No pictures belong in the copy; return exactly the lines from the one with "Reproduce this chart with D3.js." through the one with "const boomer = [43, 46, 42, 33]", both ends included, and nothing else.

§ INFORMATION PROVIDED
▬▬▬

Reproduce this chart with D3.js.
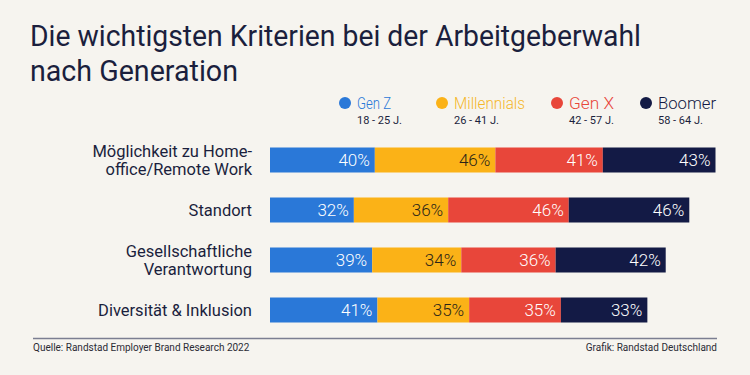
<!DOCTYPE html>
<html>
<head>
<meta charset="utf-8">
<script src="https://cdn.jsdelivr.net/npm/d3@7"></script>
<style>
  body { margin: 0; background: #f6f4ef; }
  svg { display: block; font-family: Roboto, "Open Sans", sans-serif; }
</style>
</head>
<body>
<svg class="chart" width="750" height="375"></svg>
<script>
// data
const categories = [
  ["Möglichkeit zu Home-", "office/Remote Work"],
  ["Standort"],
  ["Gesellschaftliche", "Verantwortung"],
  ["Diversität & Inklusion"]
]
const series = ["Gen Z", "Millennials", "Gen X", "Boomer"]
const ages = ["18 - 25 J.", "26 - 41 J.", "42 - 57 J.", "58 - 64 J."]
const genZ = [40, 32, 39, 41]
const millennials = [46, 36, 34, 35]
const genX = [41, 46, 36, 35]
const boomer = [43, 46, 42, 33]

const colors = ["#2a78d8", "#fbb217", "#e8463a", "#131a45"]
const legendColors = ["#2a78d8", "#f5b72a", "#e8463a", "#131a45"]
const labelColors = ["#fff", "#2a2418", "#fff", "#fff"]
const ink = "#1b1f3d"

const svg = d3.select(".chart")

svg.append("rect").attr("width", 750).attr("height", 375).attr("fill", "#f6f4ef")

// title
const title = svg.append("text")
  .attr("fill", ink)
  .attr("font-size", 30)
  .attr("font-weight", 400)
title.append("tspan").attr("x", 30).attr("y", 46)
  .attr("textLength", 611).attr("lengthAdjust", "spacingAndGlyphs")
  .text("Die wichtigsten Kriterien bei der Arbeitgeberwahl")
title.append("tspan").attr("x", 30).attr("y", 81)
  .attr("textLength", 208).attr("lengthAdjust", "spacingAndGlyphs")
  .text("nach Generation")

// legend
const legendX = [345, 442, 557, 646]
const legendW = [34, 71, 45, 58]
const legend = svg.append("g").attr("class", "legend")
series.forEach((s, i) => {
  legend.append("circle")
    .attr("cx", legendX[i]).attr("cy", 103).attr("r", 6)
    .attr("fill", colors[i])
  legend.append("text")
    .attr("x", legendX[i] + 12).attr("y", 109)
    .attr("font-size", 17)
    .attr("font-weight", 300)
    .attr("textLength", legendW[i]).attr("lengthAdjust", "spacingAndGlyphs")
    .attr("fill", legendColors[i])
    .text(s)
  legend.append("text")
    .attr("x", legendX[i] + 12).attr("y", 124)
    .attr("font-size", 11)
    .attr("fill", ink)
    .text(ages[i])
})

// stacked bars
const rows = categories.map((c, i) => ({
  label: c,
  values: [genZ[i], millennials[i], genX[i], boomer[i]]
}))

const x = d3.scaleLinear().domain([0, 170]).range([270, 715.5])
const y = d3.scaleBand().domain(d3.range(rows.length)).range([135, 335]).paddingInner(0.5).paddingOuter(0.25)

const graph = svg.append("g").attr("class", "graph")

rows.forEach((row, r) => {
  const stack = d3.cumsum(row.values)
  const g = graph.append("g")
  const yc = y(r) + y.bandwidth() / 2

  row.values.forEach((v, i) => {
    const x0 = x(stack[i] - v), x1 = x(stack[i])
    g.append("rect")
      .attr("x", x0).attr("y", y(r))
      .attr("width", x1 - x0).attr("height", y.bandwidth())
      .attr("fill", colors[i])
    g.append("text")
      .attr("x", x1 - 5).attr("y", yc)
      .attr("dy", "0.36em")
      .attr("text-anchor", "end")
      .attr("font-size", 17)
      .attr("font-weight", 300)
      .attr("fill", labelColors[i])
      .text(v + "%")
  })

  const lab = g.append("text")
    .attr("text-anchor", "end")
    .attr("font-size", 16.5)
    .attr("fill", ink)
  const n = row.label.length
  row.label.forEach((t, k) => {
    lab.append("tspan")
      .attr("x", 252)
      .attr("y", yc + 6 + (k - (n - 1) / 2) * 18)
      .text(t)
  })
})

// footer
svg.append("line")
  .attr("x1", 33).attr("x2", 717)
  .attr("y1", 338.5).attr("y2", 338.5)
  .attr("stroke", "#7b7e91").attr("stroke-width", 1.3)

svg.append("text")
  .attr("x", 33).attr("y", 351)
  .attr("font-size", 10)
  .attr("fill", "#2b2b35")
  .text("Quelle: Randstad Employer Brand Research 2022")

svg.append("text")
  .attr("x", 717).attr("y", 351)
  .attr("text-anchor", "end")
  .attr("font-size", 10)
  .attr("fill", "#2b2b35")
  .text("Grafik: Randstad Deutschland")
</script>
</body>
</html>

▬▬▬

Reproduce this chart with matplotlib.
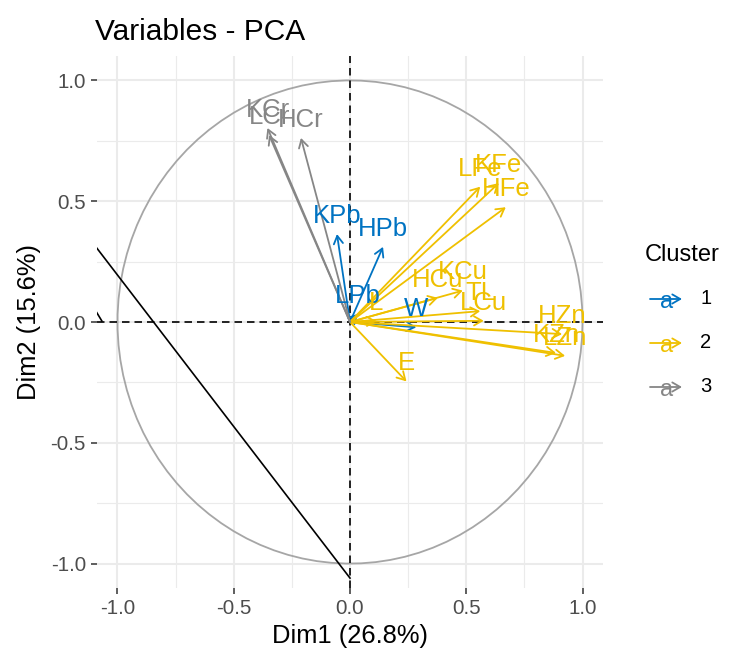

▬▬▬

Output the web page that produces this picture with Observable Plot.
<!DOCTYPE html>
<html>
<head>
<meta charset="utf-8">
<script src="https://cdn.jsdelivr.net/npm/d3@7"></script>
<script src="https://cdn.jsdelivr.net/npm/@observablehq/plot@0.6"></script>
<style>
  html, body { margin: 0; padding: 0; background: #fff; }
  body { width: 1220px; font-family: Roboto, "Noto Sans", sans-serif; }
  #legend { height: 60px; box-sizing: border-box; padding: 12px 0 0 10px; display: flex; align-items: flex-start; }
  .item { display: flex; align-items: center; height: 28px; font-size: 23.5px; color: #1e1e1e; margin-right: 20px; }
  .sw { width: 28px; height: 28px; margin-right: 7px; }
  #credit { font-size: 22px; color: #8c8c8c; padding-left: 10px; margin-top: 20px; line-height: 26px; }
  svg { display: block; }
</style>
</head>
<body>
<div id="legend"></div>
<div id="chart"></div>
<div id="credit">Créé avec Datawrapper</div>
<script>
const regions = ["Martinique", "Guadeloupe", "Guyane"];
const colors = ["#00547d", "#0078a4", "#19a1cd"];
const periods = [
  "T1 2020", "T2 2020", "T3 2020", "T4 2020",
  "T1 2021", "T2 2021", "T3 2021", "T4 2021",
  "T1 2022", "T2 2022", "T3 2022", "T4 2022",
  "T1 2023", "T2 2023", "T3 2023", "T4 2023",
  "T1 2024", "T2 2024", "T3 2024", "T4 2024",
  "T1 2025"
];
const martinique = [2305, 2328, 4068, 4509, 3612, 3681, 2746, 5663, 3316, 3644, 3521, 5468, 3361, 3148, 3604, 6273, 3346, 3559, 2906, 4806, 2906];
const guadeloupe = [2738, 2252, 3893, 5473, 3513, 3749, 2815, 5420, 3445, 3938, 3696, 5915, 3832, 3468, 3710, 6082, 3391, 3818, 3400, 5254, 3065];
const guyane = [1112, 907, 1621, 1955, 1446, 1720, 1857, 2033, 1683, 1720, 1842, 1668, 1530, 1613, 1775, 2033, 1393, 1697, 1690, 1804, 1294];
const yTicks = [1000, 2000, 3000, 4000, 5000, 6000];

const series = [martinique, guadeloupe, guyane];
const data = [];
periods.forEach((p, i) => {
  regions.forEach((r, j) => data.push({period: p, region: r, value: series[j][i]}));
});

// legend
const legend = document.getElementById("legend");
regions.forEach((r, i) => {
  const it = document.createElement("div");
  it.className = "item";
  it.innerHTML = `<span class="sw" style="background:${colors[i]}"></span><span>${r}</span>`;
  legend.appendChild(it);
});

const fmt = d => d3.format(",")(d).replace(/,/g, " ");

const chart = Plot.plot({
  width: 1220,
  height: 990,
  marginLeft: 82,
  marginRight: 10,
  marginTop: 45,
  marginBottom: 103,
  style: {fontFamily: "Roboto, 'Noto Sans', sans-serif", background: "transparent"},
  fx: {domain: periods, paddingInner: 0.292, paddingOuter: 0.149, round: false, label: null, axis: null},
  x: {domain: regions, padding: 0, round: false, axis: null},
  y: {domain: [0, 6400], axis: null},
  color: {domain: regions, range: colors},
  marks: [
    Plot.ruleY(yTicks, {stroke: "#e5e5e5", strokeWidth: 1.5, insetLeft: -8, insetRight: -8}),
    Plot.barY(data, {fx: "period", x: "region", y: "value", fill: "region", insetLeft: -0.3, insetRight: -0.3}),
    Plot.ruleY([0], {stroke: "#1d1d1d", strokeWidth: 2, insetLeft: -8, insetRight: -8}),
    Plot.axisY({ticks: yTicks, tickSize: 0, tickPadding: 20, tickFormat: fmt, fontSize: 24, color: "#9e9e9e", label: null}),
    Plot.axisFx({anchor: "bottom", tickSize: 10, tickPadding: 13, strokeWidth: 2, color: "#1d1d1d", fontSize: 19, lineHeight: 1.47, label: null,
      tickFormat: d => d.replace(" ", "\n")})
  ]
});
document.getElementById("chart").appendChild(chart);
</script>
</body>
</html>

▬▬▬

§ IN RESPONSE
Reproduce this chart with D3.js.
<!DOCTYPE html>
<html>
<head>
<meta charset="utf-8">
<script src="https://cdn.jsdelivr.net/npm/d3@7"></script>
<style>
  body { margin: 0; background: #f6f4ef; }
  svg { display: block; font-family: Roboto, "Open Sans", sans-serif; }
</style>
</head>
<body>
<svg class="chart" width="750" height="375"></svg>
<script>
// data
const categories = [
  ["Möglichkeit zu Home-", "office/Remote Work"],
  ["Standort"],
  ["Gesellschaftliche", "Verantwortung"],
  ["Diversität & Inklusion"]
]
const series = ["Gen Z", "Millennials", "Gen X", "Boomer"]
const ages = ["18 - 25 J.", "26 - 41 J.", "42 - 57 J.", "58 - 64 J."]
const genZ = [40, 32, 39, 41]
const millennials = [46, 36, 34, 35]
const genX = [41, 46, 36, 35]
const boomer = [43, 46, 42, 33]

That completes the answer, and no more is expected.